Organization and Planning
As chef David Chang put it, the process leading up to cooking the egg can tell you a lot about the cook. The same is true of an event organizer. Meticulous planning, a clearly defined goal, a vision of the end result, and a detailed sequence of stages are the rulebook of a successful event manager. Good organization builds credibility and earns client trust, because it shows you can be relied on to deliver.
Multitasking and Calm Under Pressure
If your organization is solid, multitasking becomes manageable. Events require many tasks to advance at once, each handled promptly but carefully, while problems are addressed the moment they appear without derailing everything else. The best event managers stay calm in the chaos — that composure is contagious and keeps the whole team steady when things get tense.
Negotiation and Budgeting
Every event runs on a budget, and a good manager makes that budget stretch. Negotiating with venues, vendors, and suppliers — and tracking every cost against the plan — is what keeps an event profitable instead of merely impressive. Financial discipline rarely makes headlines, but it is often the difference between an event that succeeds and one that loses money.
Creativity and Problem-Solving
No event goes exactly to plan. A speaker cancels, the weather turns, a delivery is late. Great event managers think on their feet, find solutions fast, and keep attendees none the wiser. Creativity also shows up in the good parts: the memorable touches and fresh ideas that make one event stand out from a dozen forgettable ones.

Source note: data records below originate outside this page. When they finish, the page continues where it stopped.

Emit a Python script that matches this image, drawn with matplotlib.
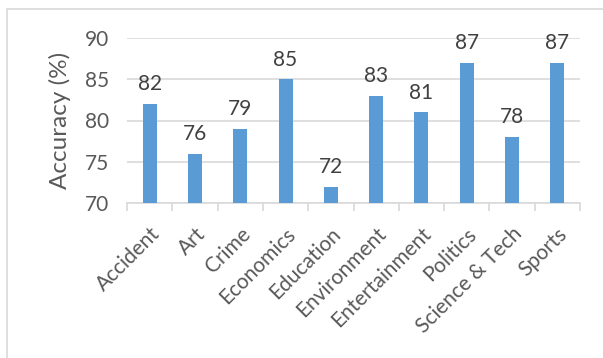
import matplotlib
matplotlib.use("Agg")
import matplotlib.pyplot as plt
from matplotlib.patches import Rectangle
import numpy as np

categories = ["Accident", "Art", "Crime", "Economics", "Education",
              "Environment", "Entertainment", "Politics", "Science & Tech", "Sports"]
accuracy = [82, 76, 79, 85, 72, 83, 81, 87, 78, 87]
y_ticks = [70, 75, 80, 85, 90]

W, H = 603, 358
plt.rcParams['font.family'] = ['Lato', 'DejaVu Sans']
text_color = "#595959"
grid_color = "#D9D9D9"
bar_color = "#5B9BD5"
fs = 15

fig = plt.figure(figsize=(W / 100, H / 100), dpi=100)
ax = fig.add_axes([127 / W, 1 - 203 / H, (580 - 127) / W, (203 - 38) / H])

x = np.arange(len(categories))
ax.bar(x, accuracy, width=0.31, color=bar_color, zorder=3)
for xi, v in zip(x, accuracy):
    ax.annotate(f"{v}", (xi, v), xytext=(0, 7), textcoords="offset points",
                ha="center", va="bottom", fontsize=fs, color="#404040")

ax.set_xlim(-0.5, len(categories) - 0.5)
ax.set_ylim(70, 90)
ax.set_yticks(y_ticks)
ax.set_yticklabels([str(t) for t in y_ticks], fontsize=fs, color=text_color)
ax.yaxis.grid(True, color=grid_color, linewidth=1.2, zorder=0)
ax.tick_params(axis="y", length=0, pad=13)

ax.set_xticks(x)
ax.set_xticklabels(categories, rotation=45, ha="right", va="top",
                   rotation_mode="anchor", fontsize=fs, color=text_color)
ax.tick_params(axis="x", length=0, pad=15)
ax.set_xticks(np.arange(len(categories) + 1) - 0.5, minor=True)
ax.tick_params(axis="x", which="minor", length=6, width=1.2, color=grid_color)

for side in ["top", "right", "left"]:
    ax.spines[side].set_visible(False)
ax.spines["bottom"].set_color(grid_color)
ax.spines["bottom"].set_linewidth(1.2)

ax.set_ylabel("Accuracy (%)", fontsize=17.5, color=text_color, labelpad=10)

fig.patches.append(Rectangle((7 / W, -0.1), 1.2, 1 - 9 / H + 0.1,
                             transform=fig.transFigure, fill=False,
                             edgecolor=grid_color, linewidth=1.2))

fig.savefig("out.png", dpi=100)
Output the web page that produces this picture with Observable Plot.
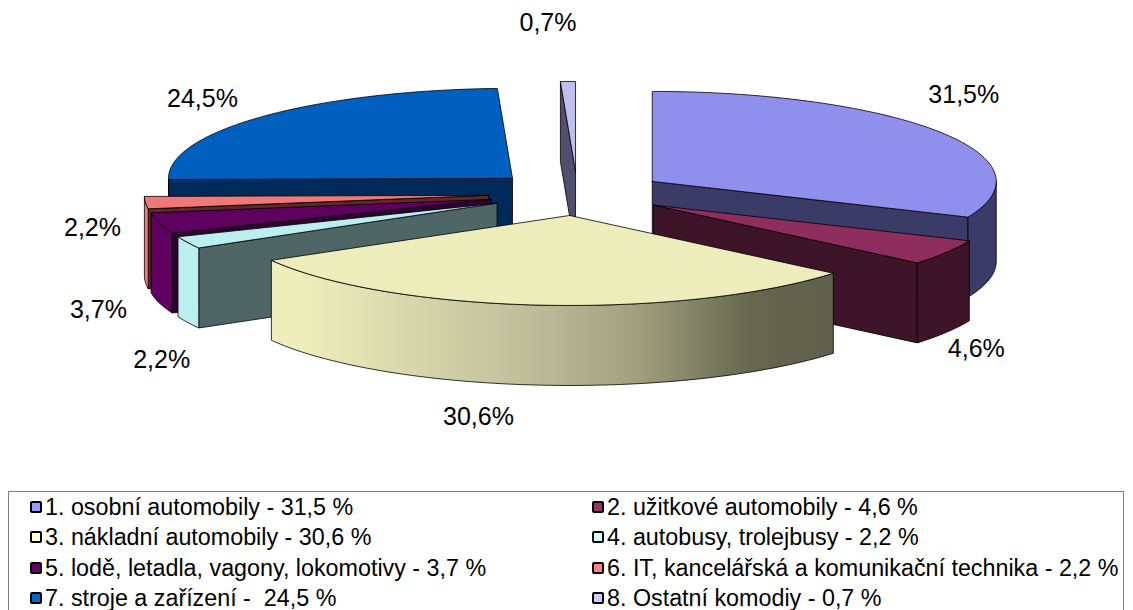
<!DOCTYPE html>
<html><head><meta charset="utf-8">
<script src="https://cdn.jsdelivr.net/npm/d3@7"></script>
<script src="https://cdn.jsdelivr.net/npm/@observablehq/plot@0.6"></script>
<style>
html,body{margin:0;padding:0;background:#fff;overflow:hidden}
#chart svg{display:block}
#legend{position:absolute;left:8px;top:491px;width:1116px;height:125px;border:1px solid #808080;box-sizing:border-box;
 font:23.3px "Liberation Sans",Arial,sans-serif;color:#000;white-space:pre}
#legend .it{position:absolute;height:30px;line-height:30px;display:flex;align-items:center}
#legend i{display:block;width:8px;height:8px;border:2px solid #000;border-radius:2px;margin-right:3px;flex:none}
</style></head><body>
<div id="chart"></div><div id="legend"></div>
<script>
// ---- data ----
const values = [31.5, 4.6, 30.6, 2.2, 3.7, 2.2, 24.5, 0.7];
const pieLabels = ["31,5%","4,6%","30,6%","2,2%","3,7%","2,2%","24,5%","0,7%"];
const legendLabels = [
  "1. osobní automobily - 31,5 %",
  "2. užitkové automobily - 4,6 %",
  "3. nákladní automobily - 30,6 %",
  "4. autobusy, trolejbusy - 2,2 %",
  "5. lodě, letadla, vagony, lokomotivy - 3,7 %",
  "6. IT, kancelářská a komunikační technika - 2,2 %",
  "7. stroje a zařízení -  24,5 %",
  "8. Ostatní komodiy - 0,7 %"
];
// ---- palette ----
const topColors  = ["#8f8fee","#8f2d5e","#ededbb","#bbeeee","#5f0060","#f07878","#0060c0","#bfbfee"];
const sideColors = ["#3b3b68","#3d1428","url(#rimGrad)","#bbeeee","#5f0060","#f07878","#002a5a","#50506e"];
const wallColors = ["#3b3b68","#3d1428","#60604c","#4f6666","#2f0030","#602828","#002a5a","#50506e"];
const legendColors = ["#9999ff","#993366","#ffffcc","#ccffff","#660066","#ff8080","#0066cc","#ccccff"];
// ---- layout ----
const W = 1133, H = 490;
const cx = 577, cy = 193, rx = 344, ry = 90;   // px per radius
const explodeX = 0.26, explodeY = 0.245, depth = 80 / ry;
const drawOrder = [7, 6, 5, 4, 3, 0, 1, 2];
const labelNudge = [[24,-37],[30,97],[-61,112],[-26,118],[-61,87],[-53,25],[-60,-18],[-20,-58]];

const rad = d => d * Math.PI / 180;
const total = d3.sum(values);
let acc = 0;
const slices = values.map((v, i) => {
  const a0 = acc; acc += v / total * 360; const a1 = acc;
  const mid = (a0 + a1) / 2;
  return {i, a0, a1, mid,
    ax: explodeX * Math.sin(rad(mid)),
    ay: -explodeY * Math.cos(rad(mid))};
});
const pt = (s, a, z = 0) => ({x: s.ax + Math.sin(rad(a)), y: s.ay - Math.cos(rad(a)) + z});
const apex = (s, z = 0) => ({x: s.ax, y: s.ay + z});
const arc = (s, from, to) => {
  const n = Math.max(1, Math.ceil((to - from) / 1.5));
  return d3.range(n + 1).map(k => from + (to - from) * k / n);
};
const wall = (s, a) => { const p = [apex(s), pt(s, a), pt(s, a, depth), apex(s, depth)]; return [...p, p[0]]; };

const faces = [];
for (const i of drawOrder) {
  const s = slices[i];
  const sa0 = Math.sin(rad(s.a0)), sa1 = Math.sin(rad(s.a1));
  if (sa0 < -1e-6) faces.push({pts: wall(s, s.a0), fill: wallColors[i]});
  if (sa1 > 1e-6)  faces.push({pts: wall(s, s.a1), fill: wallColors[i]});
  const r0 = Math.max(s.a0, 90), r1 = Math.min(s.a1, 270);
  if (r1 > r0) {
    const as = arc(s, r0, r1);
    const p = [...as.map(a => pt(s, a)), ...as.slice().reverse().map(a => pt(s, a, depth))];
    faces.push({pts: [...p, p[0]], fill: sideColors[i]});
  }
  const t = [apex(s), ...arc(s, s.a0, s.a1).map(a => pt(s, a)), apex(s)];
  faces.push({pts: t, fill: topColors[i]});
}

const labelRows = slices.map((s, i) => ({
  x: s.ax + Math.sin(rad(s.mid)) + labelNudge[i][0] / rx,
  y: s.ay - Math.cos(rad(s.mid)) + labelNudge[i][1] / ry,
  t: pieLabels[i]
}));

const defs = () => {
  const d = d3.create("svg:defs");
  const g = d.append("linearGradient").attr("id", "rimGrad")
    .attr("gradientUnits", "objectBoundingBox").attr("x1", 0).attr("x2", 1).attr("y1", 0).attr("y2", 0);
  [[0,"#eeeebb"],[.05,"#eeeebb"],[.18,"#dfdfb2"],[.45,"#bfbf9a"],[.65,"#a0a07f"],[.85,"#67674f"],[1,"#60604c"]]
    .forEach(([o, c]) => g.append("stop").attr("offset", o).attr("stop-color", c));
  return d.node();
};

const chart = Plot.plot({
  width: W, height: H, margin: 0,
  x: {domain: [-cx / rx, (W - cx) / rx], range: [0, W], axis: null},
  y: {domain: [-cy / ry, (H - cy) / ry], range: [0, H], axis: null},
  style: {background: "#fff"},
  marks: [
    defs,
    ...faces.map(f => Plot.line(f.pts, {x: "x", y: "y", fill: f.fill, stroke: "#000", strokeWidth: 0.8, strokeLinejoin: "round"})),
    Plot.text(labelRows, {x: "x", y: "y", text: "t", fontSize: 25, fontFamily: "Liberation Sans", fill: "#000"})
  ]
});
document.getElementById("chart").appendChild(chart);

const legend = document.getElementById("legend");
legendLabels.forEach((t, i) => {
  const el = document.createElement("div");
  el.className = "it";
  el.style.left = (i % 2 ? 583 : 21) + "px";
  el.style.top = (0 + Math.floor(i / 2) * 30.4) + "px";
  const k = document.createElement("i");
  k.style.background = legendColors[i];
  el.appendChild(k);
  el.appendChild(document.createTextNode(t));
  legend.appendChild(el);
});
</script></body></html>
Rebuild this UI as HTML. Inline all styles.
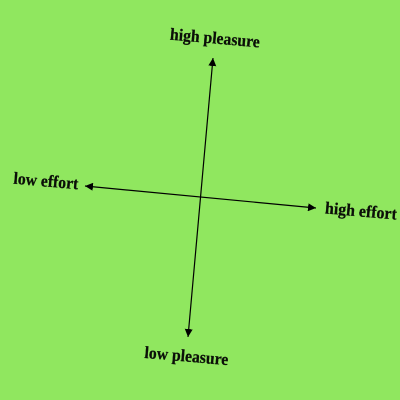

People Skills and Networking
Events are a people business. Building genuine relationships with vendors, venues, speakers, sponsors, and clients pays off again and again — in better rates, faster favors, and repeat work. A strong network is one of an event manager’s most valuable assets, and the empathy to read a room and a client’s unspoken needs is just as important as any checklist.
Comfort With Tools and Tech
Modern event management runs on software: ticketing and registration, check-in apps, email and CRM, project management, and analytics. You do not need to be a developer, but comfort with the right tools saves enormous time and reduces errors. The principles overlap heavily with formal project management, and the managers who embrace good tools consistently run smoother events than those who resist them.
Can These Skills Be Learned?
Mostly, yes. Some traits come more naturally to some people, but nearly all of these skills can be built deliberately through training and experience.
| Skill | Mostly learned or mostly innate? |
| Communication | Learned, sharpened with practice and feedback |
| Organization | Learned, through systems and repetition |
| Multitasking under pressure | Partly innate, strengthened by experience |
| Negotiation and budgeting | Learned, with practice and a head for numbers |
| Creativity | Partly innate, but cultivated by exposure and curiosity |
| People skills | Partly innate, deepened through genuine relationships |
| Tech and tools | Fully learnable for anyone willing to practice |
Quick self-assessment
Honestly rate yourself on each. The ones you score lowest on are exactly where deliberate practice will pay off most.
- Can you keep many tasks moving without dropping any?
- Do people understand you clearly the first time?
- Do you stay calm when something goes wrong on the day?
- Can you hold a budget and negotiate a better deal?
- Do you build relationships that come back to help you later?
Final Thoughts
Great event managers are made as much as born. Communication and organization form the foundation; multitasking, negotiation, creativity, people skills, and tech fluency build on top of it. If you recognize most of these in yourself, you are well suited to the field — and if some are weak, they are exactly the skills to develop next. Want a structured route in? See our guide on how to become an event planner.
Recommended next read
Skills get the event built. The right questions help you hire the right people to run it.
Read: Questions to Ask Your Event Planner Before You Hire One
FAQ
What skills does an event manager need?
The core skills are communication, organization, multitasking under pressure, negotiation and budgeting, creative problem-solving, people skills and networking, and comfort with event tools and software. Communication and organization are the foundation the rest builds on.
Can you learn to be an event manager, or is it a natural talent?
Mostly learned. Some traits like staying calm under pressure come more naturally to some people, but nearly all event management skills can be developed deliberately through training, mentorship, and hands-on experience.
What is the most important skill for an event manager?
Communication is widely considered the most important, because it underpins everything else — winning and keeping clients, aligning vendors and staff, and resolving issues. Many problems that look like logistics failures are really communication failures.
Do event managers need to know software and tools?
Yes. Modern events rely on ticketing and registration systems, check-in apps, email and CRM, and project management tools. You do not need to be technical, but comfort with the right tools saves time, reduces errors, and produces a smoother event.